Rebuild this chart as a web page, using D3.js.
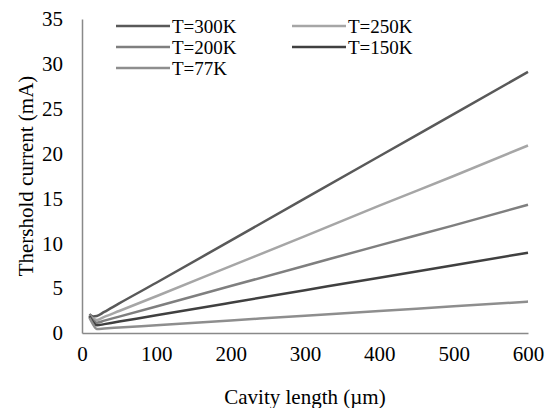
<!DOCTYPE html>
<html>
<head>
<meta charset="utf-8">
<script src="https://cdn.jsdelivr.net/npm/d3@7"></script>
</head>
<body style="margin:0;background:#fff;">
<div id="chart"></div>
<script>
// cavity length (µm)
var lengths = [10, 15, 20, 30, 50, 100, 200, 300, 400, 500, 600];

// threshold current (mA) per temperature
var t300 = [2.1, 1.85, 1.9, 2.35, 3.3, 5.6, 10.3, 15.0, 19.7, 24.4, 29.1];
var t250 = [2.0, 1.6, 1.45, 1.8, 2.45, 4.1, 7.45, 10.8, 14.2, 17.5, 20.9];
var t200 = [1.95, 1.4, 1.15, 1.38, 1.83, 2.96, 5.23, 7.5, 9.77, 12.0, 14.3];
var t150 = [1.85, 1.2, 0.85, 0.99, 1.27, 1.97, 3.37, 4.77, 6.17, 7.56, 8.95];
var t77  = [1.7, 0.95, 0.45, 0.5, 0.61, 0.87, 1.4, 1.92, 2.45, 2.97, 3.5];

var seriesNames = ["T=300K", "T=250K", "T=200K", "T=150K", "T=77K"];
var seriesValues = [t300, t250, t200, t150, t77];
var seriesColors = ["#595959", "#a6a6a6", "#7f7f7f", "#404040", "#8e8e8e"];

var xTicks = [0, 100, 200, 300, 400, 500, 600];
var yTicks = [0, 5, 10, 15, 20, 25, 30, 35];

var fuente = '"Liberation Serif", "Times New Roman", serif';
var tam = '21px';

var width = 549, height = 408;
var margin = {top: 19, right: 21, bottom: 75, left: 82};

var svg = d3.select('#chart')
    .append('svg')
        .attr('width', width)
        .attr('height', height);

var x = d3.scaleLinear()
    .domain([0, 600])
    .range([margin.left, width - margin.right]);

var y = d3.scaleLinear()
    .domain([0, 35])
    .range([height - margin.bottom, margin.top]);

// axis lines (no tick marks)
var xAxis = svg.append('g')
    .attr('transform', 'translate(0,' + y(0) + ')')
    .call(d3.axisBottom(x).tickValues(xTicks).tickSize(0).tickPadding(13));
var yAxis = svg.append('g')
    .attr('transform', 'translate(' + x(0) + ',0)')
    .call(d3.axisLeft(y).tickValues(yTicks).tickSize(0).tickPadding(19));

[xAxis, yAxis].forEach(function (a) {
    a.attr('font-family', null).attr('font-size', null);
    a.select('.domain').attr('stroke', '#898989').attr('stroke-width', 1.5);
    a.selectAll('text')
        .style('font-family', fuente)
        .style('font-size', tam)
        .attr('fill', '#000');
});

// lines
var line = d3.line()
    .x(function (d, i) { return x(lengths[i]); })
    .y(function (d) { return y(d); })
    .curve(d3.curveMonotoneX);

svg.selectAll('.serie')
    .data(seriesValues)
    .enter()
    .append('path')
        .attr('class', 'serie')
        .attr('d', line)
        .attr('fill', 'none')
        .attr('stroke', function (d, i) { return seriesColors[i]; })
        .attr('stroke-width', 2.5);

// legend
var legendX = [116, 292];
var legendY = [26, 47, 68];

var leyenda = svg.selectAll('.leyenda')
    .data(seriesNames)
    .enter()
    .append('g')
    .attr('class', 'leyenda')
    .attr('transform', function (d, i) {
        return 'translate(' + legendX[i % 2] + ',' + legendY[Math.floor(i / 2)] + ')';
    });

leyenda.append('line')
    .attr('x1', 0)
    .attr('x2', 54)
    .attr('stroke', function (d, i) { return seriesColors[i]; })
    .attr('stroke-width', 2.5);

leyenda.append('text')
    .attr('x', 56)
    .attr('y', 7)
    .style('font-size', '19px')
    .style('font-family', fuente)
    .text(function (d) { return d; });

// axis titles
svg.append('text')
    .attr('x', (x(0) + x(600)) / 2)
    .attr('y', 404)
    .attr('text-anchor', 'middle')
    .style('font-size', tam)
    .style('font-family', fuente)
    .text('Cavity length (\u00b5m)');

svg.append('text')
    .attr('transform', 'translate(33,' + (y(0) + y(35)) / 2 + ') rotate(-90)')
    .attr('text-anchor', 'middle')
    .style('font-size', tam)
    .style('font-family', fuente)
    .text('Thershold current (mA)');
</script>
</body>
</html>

Given instruction
From the first line above down to the line with "var tam = '21px';", reproduce every line and no others, omitting pictures.

Completed task
Rebuild this chart as a web page, using D3.js.
<!DOCTYPE html>
<html>
<head>
<meta charset="utf-8">
<script src="https://cdn.jsdelivr.net/npm/d3@7"></script>
</head>
<body style="margin:0;background:#fff;">
<div id="chart"></div>
<script>
// cavity length (µm)
var lengths = [10, 15, 20, 30, 50, 100, 200, 300, 400, 500, 600];

// threshold current (mA) per temperature
var t300 = [2.1, 1.85, 1.9, 2.35, 3.3, 5.6, 10.3, 15.0, 19.7, 24.4, 29.1];
var t250 = [2.0, 1.6, 1.45, 1.8, 2.45, 4.1, 7.45, 10.8, 14.2, 17.5, 20.9];
var t200 = [1.95, 1.4, 1.15, 1.38, 1.83, 2.96, 5.23, 7.5, 9.77, 12.0, 14.3];
var t150 = [1.85, 1.2, 0.85, 0.99, 1.27, 1.97, 3.37, 4.77, 6.17, 7.56, 8.95];
var t77  = [1.7, 0.95, 0.45, 0.5, 0.61, 0.87, 1.4, 1.92, 2.45, 2.97, 3.5];

var seriesNames = ["T=300K", "T=250K", "T=200K", "T=150K", "T=77K"];
var seriesValues = [t300, t250, t200, t150, t77];
var seriesColors = ["#595959", "#a6a6a6", "#7f7f7f", "#404040", "#8e8e8e"];

var xTicks = [0, 100, 200, 300, 400, 500, 600];
var yTicks = [0, 5, 10, 15, 20, 25, 30, 35];

var fuente = '"Liberation Serif", "Times New Roman", serif';
var tam = '21px';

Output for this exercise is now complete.